# Written request:
Please, without the pictures, retype exactly the lines from the start of the material through the line that holds "5236, 6337, 7620];".
►
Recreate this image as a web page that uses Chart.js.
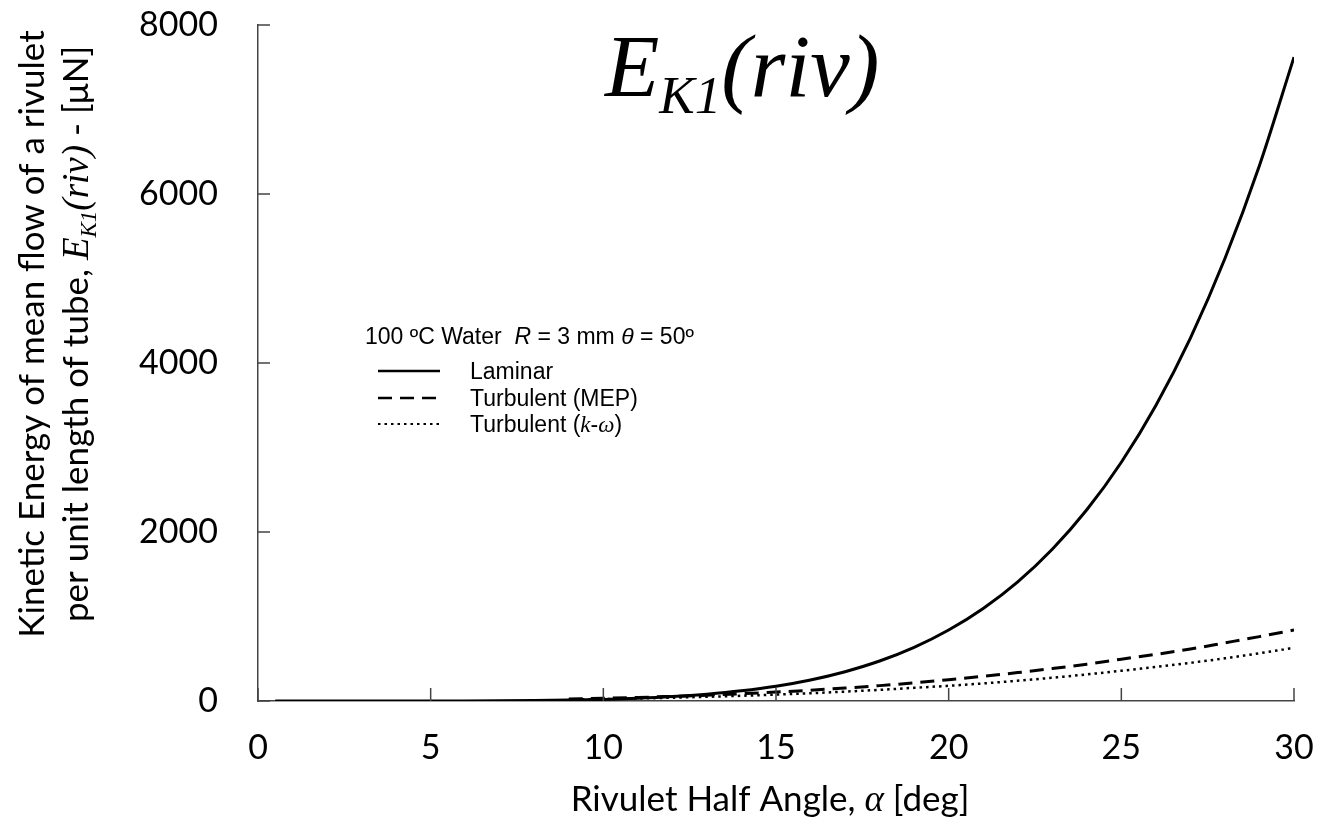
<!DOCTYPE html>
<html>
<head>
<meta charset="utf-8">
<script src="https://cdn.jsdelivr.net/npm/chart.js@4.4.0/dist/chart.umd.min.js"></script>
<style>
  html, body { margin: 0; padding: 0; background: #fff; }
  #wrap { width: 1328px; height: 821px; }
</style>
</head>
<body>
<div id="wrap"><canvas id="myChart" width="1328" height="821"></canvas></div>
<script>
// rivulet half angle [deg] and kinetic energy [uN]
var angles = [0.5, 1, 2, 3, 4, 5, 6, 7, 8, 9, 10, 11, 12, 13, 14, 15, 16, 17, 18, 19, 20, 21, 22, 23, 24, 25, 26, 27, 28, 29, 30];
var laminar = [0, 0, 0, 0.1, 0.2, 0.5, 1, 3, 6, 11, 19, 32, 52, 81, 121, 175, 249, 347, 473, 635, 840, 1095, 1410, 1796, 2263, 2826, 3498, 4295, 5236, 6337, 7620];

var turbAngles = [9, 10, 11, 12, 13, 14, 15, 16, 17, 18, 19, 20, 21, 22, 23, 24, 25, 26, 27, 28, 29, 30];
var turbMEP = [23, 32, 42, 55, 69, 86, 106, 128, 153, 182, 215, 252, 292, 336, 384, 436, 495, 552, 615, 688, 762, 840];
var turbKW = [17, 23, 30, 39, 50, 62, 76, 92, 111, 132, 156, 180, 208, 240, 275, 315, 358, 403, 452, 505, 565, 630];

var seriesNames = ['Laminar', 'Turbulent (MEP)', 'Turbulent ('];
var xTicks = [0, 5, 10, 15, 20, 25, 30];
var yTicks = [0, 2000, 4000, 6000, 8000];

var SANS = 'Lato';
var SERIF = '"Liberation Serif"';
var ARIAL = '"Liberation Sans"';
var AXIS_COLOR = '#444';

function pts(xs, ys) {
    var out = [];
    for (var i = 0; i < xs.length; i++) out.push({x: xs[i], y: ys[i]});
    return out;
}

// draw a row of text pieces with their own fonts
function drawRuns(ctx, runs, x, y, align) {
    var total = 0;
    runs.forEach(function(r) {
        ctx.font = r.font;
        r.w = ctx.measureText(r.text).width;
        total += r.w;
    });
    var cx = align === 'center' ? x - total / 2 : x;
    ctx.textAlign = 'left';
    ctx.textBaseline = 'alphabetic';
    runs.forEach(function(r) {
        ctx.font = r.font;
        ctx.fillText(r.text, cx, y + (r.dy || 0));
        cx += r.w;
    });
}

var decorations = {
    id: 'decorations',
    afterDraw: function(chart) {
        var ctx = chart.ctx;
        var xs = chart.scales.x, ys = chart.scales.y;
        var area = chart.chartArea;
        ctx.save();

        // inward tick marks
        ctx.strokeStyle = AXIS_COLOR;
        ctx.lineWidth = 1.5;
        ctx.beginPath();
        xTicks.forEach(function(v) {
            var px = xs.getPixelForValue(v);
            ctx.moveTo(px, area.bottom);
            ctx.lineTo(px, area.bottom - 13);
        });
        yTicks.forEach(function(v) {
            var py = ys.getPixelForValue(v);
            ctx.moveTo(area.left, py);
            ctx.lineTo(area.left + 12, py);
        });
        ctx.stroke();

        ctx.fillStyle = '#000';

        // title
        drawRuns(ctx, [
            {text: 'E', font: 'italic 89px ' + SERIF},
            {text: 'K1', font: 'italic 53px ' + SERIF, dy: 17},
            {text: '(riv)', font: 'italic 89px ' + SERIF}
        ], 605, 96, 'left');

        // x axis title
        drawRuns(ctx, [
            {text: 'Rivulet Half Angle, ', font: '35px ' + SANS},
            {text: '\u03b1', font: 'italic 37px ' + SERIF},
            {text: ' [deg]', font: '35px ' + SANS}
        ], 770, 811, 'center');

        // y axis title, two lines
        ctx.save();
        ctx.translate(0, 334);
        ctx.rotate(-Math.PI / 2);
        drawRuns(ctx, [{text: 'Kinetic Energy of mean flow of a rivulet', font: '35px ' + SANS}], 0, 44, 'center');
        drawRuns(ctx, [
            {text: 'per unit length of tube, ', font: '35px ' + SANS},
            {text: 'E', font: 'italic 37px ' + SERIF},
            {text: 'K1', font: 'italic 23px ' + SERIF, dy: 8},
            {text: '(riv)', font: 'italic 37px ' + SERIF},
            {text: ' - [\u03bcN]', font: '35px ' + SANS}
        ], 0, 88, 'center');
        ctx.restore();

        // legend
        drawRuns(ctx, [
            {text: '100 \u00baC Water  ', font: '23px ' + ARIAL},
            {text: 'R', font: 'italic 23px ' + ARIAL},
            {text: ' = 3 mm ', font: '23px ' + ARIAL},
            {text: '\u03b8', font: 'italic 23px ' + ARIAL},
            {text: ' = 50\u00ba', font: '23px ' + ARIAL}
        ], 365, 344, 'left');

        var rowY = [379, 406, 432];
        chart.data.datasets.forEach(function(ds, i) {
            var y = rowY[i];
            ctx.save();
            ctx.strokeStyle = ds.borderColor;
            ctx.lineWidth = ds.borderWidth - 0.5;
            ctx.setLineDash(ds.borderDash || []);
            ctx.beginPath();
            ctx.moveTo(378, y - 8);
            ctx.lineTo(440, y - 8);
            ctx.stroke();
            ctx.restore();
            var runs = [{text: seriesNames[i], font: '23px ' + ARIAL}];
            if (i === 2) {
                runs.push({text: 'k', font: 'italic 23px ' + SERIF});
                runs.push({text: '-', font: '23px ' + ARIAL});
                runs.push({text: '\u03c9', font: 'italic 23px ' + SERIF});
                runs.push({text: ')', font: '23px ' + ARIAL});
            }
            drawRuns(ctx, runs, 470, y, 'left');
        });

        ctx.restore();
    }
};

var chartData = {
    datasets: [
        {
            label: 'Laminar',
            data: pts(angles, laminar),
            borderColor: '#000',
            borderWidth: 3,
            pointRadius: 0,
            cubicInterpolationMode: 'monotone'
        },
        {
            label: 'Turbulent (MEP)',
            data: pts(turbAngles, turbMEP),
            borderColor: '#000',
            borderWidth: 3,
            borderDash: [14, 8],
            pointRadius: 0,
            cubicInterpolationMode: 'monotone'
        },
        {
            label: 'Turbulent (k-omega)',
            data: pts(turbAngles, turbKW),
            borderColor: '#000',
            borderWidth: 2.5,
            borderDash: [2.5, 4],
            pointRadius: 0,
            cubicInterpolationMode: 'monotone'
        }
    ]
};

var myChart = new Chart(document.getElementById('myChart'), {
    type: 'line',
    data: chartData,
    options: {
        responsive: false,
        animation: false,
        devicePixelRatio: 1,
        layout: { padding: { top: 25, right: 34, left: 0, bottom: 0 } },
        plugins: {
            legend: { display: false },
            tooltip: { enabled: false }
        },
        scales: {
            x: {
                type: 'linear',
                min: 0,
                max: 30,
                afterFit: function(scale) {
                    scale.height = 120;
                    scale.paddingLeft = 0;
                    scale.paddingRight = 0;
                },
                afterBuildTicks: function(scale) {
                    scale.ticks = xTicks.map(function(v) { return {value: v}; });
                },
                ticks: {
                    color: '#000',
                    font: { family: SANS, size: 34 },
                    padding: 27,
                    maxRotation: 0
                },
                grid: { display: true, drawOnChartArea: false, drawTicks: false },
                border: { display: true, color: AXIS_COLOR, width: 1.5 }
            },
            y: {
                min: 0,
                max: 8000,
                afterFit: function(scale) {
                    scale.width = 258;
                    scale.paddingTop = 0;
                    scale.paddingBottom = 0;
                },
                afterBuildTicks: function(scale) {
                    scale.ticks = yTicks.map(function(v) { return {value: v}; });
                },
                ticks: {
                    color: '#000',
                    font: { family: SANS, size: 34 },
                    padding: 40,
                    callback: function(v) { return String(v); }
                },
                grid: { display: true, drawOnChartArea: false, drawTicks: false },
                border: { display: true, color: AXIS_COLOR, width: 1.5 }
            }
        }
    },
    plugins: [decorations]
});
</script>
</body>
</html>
◄
# Answer to the exercise:
Recreate this image as a web page that uses Chart.js.
<!DOCTYPE html>
<html>
<head>
<meta charset="utf-8">
<script src="https://cdn.jsdelivr.net/npm/chart.js@4.4.0/dist/chart.umd.min.js"></script>
<style>
  html, body { margin: 0; padding: 0; background: #fff; }
  #wrap { width: 1328px; height: 821px; }
</style>
</head>
<body>
<div id="wrap"><canvas id="myChart" width="1328" height="821"></canvas></div>
<script>
// rivulet half angle [deg] and kinetic energy [uN]
var angles = [0.5, 1, 2, 3, 4, 5, 6, 7, 8, 9, 10, 11, 12, 13, 14, 15, 16, 17, 18, 19, 20, 21, 22, 23, 24, 25, 26, 27, 28, 29, 30];
var laminar = [0, 0, 0, 0.1, 0.2, 0.5, 1, 3, 6, 11, 19, 32, 52, 81, 121, 175, 249, 347, 473, 635, 840, 1095, 1410, 1796, 2263, 2826, 3498, 4295, 5236, 6337, 7620];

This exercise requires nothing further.